Hellblade: Senua’s Sacrifice
Platforms: PlayStation 4, PC
After nearly a lifetime of playing video games I’ve become numb to the promises of upcoming games. So when I heard Hellblade: Senua’s Sacrifice promised to deliver a character driven story with themes of mental illness I was intrigued but expecting disappointment.
Sometimes it’s nice to be wrong.
Developed and published by studio Ninja Theory (DMC, Enslaved: Odyssey to the West, Heavenly Sword), Hellblade pushes the limit of the “indie” label through incredible atmosphere, motion capture and storytelling. The $30 price matches a well-paced playtime of about 6-8 hours through forbidden and forgotten places.
Hellblade sees the eponymous Senua through a quest to bring back her lost love Dillion. A world of empty ruined beauty, there is little comfort found in the environments that Senua passes through. There is even less comfort found in her own mind, as Senua is afflicted with voices that constantly speak to her, whispering things both helpful and harmful as the quest progresses. Their endless banter is unsettling and annoying in a way that brings home what it is like within the confines of Senua’s mind. Headphones are highly recommended and I’d argue even mandatory to fully capture the whispers of the voices as they speak into one ear and then the other.
As Senua travels the voices describe her ability to see patterns in the air, often taking the shape of Elder Futhark runes. This ability becomes the cornerstone of the puzzle solving in the game as Senua must match runes to similar natural shapes in the environment. While some could certainly find issue with the amount of these puzzles I found their nuance and clever solutions as a welcome addition. Additionally they’re made easier to spot by the appearance of runes in the air when Senua approaches the solution of the current puzzle.

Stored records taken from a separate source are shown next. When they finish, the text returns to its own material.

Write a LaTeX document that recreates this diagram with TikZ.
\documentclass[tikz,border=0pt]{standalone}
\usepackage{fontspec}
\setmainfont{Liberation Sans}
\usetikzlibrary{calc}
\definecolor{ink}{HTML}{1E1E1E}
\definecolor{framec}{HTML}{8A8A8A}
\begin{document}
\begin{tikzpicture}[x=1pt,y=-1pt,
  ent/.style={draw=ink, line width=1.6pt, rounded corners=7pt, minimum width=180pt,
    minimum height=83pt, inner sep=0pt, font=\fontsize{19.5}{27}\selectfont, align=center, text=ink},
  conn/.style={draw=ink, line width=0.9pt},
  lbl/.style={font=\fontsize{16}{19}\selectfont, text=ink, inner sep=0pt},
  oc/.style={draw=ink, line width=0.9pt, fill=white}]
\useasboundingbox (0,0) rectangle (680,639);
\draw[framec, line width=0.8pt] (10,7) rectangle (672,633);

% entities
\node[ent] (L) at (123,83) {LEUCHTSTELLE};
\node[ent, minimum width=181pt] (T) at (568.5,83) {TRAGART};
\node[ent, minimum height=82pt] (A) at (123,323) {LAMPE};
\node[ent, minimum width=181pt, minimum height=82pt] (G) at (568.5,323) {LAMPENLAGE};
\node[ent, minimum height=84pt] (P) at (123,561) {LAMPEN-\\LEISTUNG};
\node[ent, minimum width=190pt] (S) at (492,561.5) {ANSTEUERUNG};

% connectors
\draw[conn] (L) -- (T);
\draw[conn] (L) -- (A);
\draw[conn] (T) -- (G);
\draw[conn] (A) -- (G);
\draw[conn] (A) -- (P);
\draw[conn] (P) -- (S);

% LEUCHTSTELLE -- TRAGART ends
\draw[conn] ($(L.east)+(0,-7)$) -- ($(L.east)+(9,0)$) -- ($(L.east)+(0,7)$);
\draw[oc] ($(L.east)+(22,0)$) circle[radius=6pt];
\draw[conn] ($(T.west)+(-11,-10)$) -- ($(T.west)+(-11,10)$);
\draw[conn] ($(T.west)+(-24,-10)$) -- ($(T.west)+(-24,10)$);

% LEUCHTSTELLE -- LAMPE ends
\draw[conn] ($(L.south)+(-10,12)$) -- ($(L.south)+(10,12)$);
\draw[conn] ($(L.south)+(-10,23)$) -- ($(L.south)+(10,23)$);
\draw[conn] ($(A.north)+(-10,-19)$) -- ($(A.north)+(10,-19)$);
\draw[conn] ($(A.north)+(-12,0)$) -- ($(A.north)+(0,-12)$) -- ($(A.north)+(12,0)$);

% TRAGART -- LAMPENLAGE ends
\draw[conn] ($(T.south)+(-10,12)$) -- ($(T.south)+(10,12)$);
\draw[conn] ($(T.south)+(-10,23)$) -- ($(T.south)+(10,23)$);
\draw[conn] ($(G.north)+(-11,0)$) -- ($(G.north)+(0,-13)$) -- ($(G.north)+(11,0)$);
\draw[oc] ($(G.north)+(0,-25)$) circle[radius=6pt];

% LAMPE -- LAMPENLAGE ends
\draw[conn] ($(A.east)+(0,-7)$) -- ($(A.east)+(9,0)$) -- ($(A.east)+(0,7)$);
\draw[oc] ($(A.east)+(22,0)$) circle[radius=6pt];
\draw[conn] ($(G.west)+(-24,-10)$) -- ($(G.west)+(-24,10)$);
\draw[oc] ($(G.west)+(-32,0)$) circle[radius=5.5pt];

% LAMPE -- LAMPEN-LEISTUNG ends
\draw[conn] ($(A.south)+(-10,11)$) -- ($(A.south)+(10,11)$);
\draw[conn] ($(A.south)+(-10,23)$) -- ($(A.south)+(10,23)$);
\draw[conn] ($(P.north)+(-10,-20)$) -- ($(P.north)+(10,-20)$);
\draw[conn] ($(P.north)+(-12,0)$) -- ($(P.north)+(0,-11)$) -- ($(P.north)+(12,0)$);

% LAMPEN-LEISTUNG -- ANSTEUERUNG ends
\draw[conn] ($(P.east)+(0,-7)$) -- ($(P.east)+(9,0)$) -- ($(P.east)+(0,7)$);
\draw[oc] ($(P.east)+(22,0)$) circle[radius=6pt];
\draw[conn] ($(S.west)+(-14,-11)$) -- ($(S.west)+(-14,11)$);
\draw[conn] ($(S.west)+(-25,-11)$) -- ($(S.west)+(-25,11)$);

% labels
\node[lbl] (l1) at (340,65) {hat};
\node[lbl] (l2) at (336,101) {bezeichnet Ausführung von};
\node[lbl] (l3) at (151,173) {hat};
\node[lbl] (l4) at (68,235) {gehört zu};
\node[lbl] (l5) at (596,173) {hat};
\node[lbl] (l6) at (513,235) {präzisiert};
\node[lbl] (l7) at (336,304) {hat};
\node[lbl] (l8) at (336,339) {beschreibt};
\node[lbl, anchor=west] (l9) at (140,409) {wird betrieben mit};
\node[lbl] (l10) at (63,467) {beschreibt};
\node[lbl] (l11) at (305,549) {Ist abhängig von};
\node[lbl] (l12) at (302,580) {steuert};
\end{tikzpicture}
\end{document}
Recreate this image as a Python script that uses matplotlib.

Along with the puzzles Senua must also use her sword to advance. Battles in Hellblade are deliberate and visceral affairs against primal looking Norse enemies wrapped in bone and wicker armor. Though it should be no surprise coming from a studio like Ninja Theory, the combat feels solid and a perfect fit for the game. Senua has quick, brutal moves and reacts to damage with a face that hallmarks some of the best motion capture I’ve seen in a game. Later on things can become slightly repetitive however as encounters become overly long against an admittedly small variety of enemies. Changing your locked enemy can also be difficult in busy encounters and in one arena the camera was obfuscated by a piece of environment.
But if you’re playing Hellblade you’re here for story, not puzzles and combat. Thankfully the story is where Hellblade shines the most, eclipsing any issues with the gameplay itself. It’s difficult to tell very much without spoiling the story but Senua’s path to discover and come to terms with her past and present are done in a way both meaningful and respectful to the themes Ninja Theory was trying to display. Different areas represent specific parts of memories and thoughts, with the gameplay advancing forward as Senua reaches backward into her mind.
Considering the asking price this game is a must-buy for anyone looking for an involving story that manages to be both unsettling and fulfilling. While the accuracy of Senua’s mental illness may be discussed in a later article, it feels natural and fitting in the gameplay as presented. An incredible entry for either a new franchise or a new trend for established studios to fully and independently design their own creative visions.
I’ll close with a quote Dillion, spoken to Senua in a memory she recalls along her quest. It fully captures the theme of Hellblade in only a few words.
“The hardest battles are fought in the mind, not with the sword.”
Hellblade: Senua's Sacrifice
Considering the asking price this game is a must-buy for anyone looking for an involving story that manages to be both unsettling and fulfilling.